Garnet & Black Colored Lenses

The Senator points out this college football preview for the South Carolina Gamecocks.

Not to be confused with the "poetry of pre-mature trash talk", a different category of fan pathology in the best of cases, the tradition of Carolina fans to offer boastful hyperbole during the pre-season is legendary within the SEC. It really is something to look forward to by many other SEC fanbases.

Though as a Georgia fan, I've enjoyed it much less since I took my own bit of undergraduate fan swagger into Williams-Brice Stadium one fall afternoon in 2000, when the Gamecocks officially served notice that they would no longer put up with being an assumed Bulldawg win.

Georgia has still taken the supermajority of wins in the series since that afternoon when Quincy Carter interceptions fell like pinata candies into the unbelieving arms of the Garnet-clad secondary, but Carolina has done a tremendous job in closing the gap in the rivalry in terms of games won outright and close losses. Without Branden Smith's 61 yard TD run in 2009 and the mind-boggling David Pollack Interception/TD in 2002, the UGA - USCe rivalry could easily stand at 5 and 6 since 2000.

Of course, there are those who will correctly note that's why we play the games, or moral victories don't count, or the final score is all that matters; Carolina will always be Carolina, they will say.

Maybe. But membership in the SEC has its privileges. That TV money makes a difference in athletic facilities, coaching hires, and desirablility due to national exposure. South Carolina may not be the most fertile recruiting ground, but the state produces a crop of elite players every year. Sharing borders with Georgia and North Carolina give them an in, and close proximity to Florida (not to mention a coach with a pedigree from that state) put the program in better shape than most others in the country.

This is allowing them to close the talent gap, if not yet the depth gap.

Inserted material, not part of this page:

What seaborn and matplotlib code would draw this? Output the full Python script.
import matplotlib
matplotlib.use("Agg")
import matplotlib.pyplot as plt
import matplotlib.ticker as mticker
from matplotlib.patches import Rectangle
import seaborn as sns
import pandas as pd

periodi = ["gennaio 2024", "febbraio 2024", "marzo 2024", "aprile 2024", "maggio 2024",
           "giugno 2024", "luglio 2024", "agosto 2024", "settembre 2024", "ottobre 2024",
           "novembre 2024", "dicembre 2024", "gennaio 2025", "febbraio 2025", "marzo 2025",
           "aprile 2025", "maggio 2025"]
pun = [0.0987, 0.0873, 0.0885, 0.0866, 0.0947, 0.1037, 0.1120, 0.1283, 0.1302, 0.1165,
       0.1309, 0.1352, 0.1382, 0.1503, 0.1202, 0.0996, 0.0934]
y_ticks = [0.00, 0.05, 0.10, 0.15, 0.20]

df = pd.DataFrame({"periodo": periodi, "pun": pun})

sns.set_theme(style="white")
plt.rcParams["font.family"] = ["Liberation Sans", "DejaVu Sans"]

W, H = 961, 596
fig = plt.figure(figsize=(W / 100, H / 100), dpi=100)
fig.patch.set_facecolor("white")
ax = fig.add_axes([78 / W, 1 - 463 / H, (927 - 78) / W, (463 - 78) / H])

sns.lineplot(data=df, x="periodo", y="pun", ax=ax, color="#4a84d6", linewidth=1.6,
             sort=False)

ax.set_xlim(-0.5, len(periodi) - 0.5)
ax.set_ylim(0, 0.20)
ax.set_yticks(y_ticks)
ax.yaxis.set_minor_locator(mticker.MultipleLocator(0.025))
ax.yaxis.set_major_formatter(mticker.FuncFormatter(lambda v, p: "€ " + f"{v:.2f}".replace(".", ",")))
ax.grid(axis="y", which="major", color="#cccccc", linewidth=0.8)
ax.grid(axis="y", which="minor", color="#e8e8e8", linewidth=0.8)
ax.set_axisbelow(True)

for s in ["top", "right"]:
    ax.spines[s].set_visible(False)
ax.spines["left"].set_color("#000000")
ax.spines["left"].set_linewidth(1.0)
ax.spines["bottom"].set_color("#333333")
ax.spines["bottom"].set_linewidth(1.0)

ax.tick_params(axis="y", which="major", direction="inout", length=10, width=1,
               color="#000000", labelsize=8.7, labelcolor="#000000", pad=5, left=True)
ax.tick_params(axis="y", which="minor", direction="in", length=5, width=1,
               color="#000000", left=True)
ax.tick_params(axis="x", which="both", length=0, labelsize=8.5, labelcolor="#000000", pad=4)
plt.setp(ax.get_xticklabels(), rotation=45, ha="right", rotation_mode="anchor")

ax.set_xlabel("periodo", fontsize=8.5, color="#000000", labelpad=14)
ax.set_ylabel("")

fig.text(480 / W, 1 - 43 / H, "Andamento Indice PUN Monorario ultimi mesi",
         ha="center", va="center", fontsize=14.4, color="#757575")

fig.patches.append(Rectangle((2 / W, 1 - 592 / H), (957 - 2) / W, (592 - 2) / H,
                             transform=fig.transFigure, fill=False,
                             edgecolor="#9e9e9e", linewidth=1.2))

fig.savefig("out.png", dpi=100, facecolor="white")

In the past, those gaps would combine to destroy Carolina's momentum later in the season as attrition and the talent plateau would take its toll against Florida, Tennessee and Clemson.

But the 2011 Gamecocks are not going to have the same talent plateau - they proved last year that they can play with elite teams for 4 quarters, if they maintain their concentration (another maddening achilles heel for Carolina fans over the years). For almost a decade, this team has deployed a scrappy defense playing above their level, and that D has often kept them in games against incredibly good teams. If they remain healthy, both Ashlon Jeffrey and Marcus Lattimore have the talent to play on Sundays*. If Stephen Garcia figures out how not to lose games, they may finally have an offense that can give the defense leads to protect.

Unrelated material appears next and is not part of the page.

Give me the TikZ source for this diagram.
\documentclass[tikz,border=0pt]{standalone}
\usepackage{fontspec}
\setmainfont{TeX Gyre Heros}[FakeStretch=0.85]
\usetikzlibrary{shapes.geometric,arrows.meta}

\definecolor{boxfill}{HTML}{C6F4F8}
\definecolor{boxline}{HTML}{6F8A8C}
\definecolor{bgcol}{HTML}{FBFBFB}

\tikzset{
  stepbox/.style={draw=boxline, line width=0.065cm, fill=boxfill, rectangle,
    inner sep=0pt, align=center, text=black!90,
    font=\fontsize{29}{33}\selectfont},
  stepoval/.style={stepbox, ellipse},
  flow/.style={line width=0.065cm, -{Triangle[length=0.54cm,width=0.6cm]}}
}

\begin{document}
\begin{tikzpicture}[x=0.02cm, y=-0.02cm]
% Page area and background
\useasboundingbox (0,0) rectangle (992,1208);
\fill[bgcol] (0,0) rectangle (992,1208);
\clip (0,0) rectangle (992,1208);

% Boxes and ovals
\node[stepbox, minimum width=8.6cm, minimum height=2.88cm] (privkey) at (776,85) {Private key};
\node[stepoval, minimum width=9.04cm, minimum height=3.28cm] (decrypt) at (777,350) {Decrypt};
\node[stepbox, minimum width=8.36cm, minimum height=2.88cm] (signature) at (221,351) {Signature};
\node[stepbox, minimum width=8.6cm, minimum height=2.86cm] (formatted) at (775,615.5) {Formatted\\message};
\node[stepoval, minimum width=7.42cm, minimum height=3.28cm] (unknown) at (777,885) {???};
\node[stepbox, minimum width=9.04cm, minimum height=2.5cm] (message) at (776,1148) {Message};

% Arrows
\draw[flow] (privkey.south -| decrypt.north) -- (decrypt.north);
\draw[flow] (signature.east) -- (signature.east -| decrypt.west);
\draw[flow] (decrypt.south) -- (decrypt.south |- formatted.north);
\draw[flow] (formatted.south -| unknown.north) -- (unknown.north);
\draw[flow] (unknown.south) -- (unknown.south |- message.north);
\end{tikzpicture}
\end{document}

And they'll all be playing with a dangerous psychological combination not often seen in Columbia: while the Carolina chip on the shoulder will be there still, you now inject into the mix the knowledge that this team was able to play and win against the elite. They've beat Alabama, Georgia, Florida, and Tennessee in recent years, and those SEC opponents may not be able to count on their own programs' winning tradition to get in Gamecock players' heads.

This year, the preseason talk may not be the traditional hyperbole for Carolina. The game in Athens this year is going to be the biggest and most important this rivalry has seen in a while.

(*- Spencer Hall at EDSBS once referred to Georgia players and NFL 1st round draft picks Matthew Stafford and Knowshon Moreno as "uncontainability twinned," and the same could be said for Jeffrey and Lattimore.)